_Exercise description_
Set down each line of the material that follows, exactly, with no pictures.

____________________

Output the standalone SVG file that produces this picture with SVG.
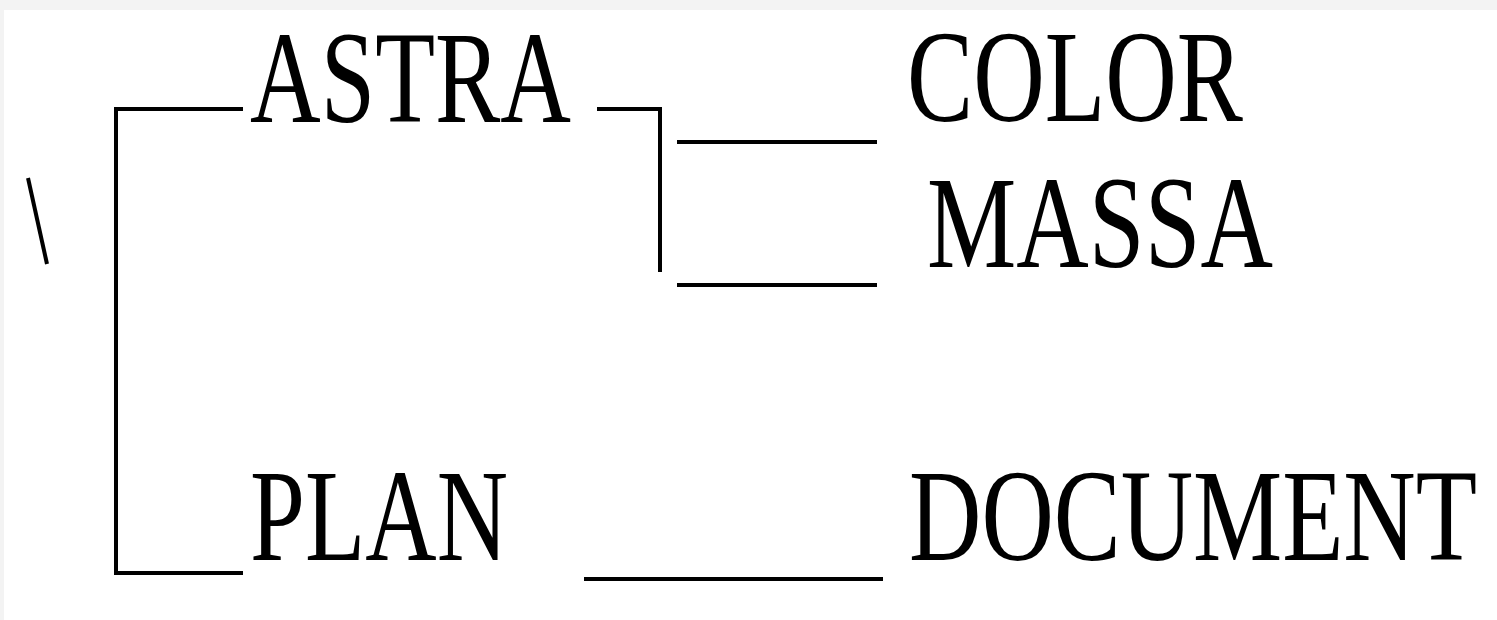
<svg xmlns="http://www.w3.org/2000/svg" width="1497" height="620" viewBox="0 0 1497 620">
<style>
.lbl{font-family:"Liberation Serif","Times New Roman",serif;font-size:100px;fill:#000}
.ln{stroke:#000;stroke-width:4;fill:none;stroke-linecap:butt}
</style>
<rect x="0" y="0" width="1497" height="620" fill="#ffffff"/>
<rect x="0" y="0" width="1497" height="10" fill="#f3f3f3"/>
<rect x="0" y="0" width="4" height="620" fill="#f3f3f3"/>
<g id="connectors">
<line class="ln" x1="28" y1="178" x2="47" y2="264" stroke-width="3"/>
<polyline class="ln" points="243,109 116,109 116,573 243,573"/>
<polyline class="ln" points="597,109 660,109 660,272"/>
<line class="ln" x1="677" y1="142" x2="877" y2="142" stroke-width="5"/>
<line class="ln" x1="677" y1="285" x2="877" y2="285" stroke-width="5"/>
<line class="ln" x1="584" y1="579" x2="883" y2="579" stroke-width="5"/>
</g>
<g id="node-astra" transform="translate(250,122) scale(1,1.32)"><text class="lbl" x="0" y="0" textLength="321" lengthAdjust="spacingAndGlyphs">ASTRA</text></g>
<g id="node-color" transform="translate(907,121) scale(1,1.32)"><text class="lbl" x="0" y="0" textLength="336" lengthAdjust="spacingAndGlyphs">COLOR</text></g>
<g id="node-massa" transform="translate(927,267) scale(1,1.32)"><text class="lbl" x="0" y="0" textLength="346" lengthAdjust="spacingAndGlyphs">MASSA</text></g>
<g id="node-plan" transform="translate(250,560) scale(1,1.32)"><text class="lbl" x="0" y="0" textLength="258" lengthAdjust="spacingAndGlyphs">PLAN</text></g>
<g id="node-document" transform="translate(909,560) scale(1,1.32)"><text class="lbl" x="0" y="0" textLength="568" lengthAdjust="spacingAndGlyphs">DOCUMENT</text></g>
</svg>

____________________

_Full output_
Output the standalone SVG file that produces this picture with SVG.
<svg xmlns="http://www.w3.org/2000/svg" width="1497" height="620" viewBox="0 0 1497 620">
<style>
.lbl{font-family:"Liberation Serif","Times New Roman",serif;font-size:100px;fill:#000}
.ln{stroke:#000;stroke-width:4;fill:none;stroke-linecap:butt}
</style>
<rect x="0" y="0" width="1497" height="620" fill="#ffffff"/>
<rect x="0" y="0" width="1497" height="10" fill="#f3f3f3"/>
<rect x="0" y="0" width="4" height="620" fill="#f3f3f3"/>
<g id="connectors">
<line class="ln" x1="28" y1="178" x2="47" y2="264" stroke-width="3"/>
<polyline class="ln" points="243,109 116,109 116,573 243,573"/>
<polyline class="ln" points="597,109 660,109 660,272"/>
<line class="ln" x1="677" y1="142" x2="877" y2="142" stroke-width="5"/>
<line class="ln" x1="677" y1="285" x2="877" y2="285" stroke-width="5"/>
<line class="ln" x1="584" y1="579" x2="883" y2="579" stroke-width="5"/>
</g>
<g id="node-astra" transform="translate(250,122) scale(1,1.32)"><text class="lbl" x="0" y="0" textLength="321" lengthAdjust="spacingAndGlyphs">ASTRA</text></g>
<g id="node-color" transform="translate(907,121) scale(1,1.32)"><text class="lbl" x="0" y="0" textLength="336" lengthAdjust="spacingAndGlyphs">COLOR</text></g>
<g id="node-massa" transform="translate(927,267) scale(1,1.32)"><text class="lbl" x="0" y="0" textLength="346" lengthAdjust="spacingAndGlyphs">MASSA</text></g>
<g id="node-plan" transform="translate(250,560) scale(1,1.32)"><text class="lbl" x="0" y="0" textLength="258" lengthAdjust="spacingAndGlyphs">PLAN</text></g>
<g id="node-document" transform="translate(909,560) scale(1,1.32)"><text class="lbl" x="0" y="0" textLength="568" lengthAdjust="spacingAndGlyphs">DOCUMENT</text></g>
</svg>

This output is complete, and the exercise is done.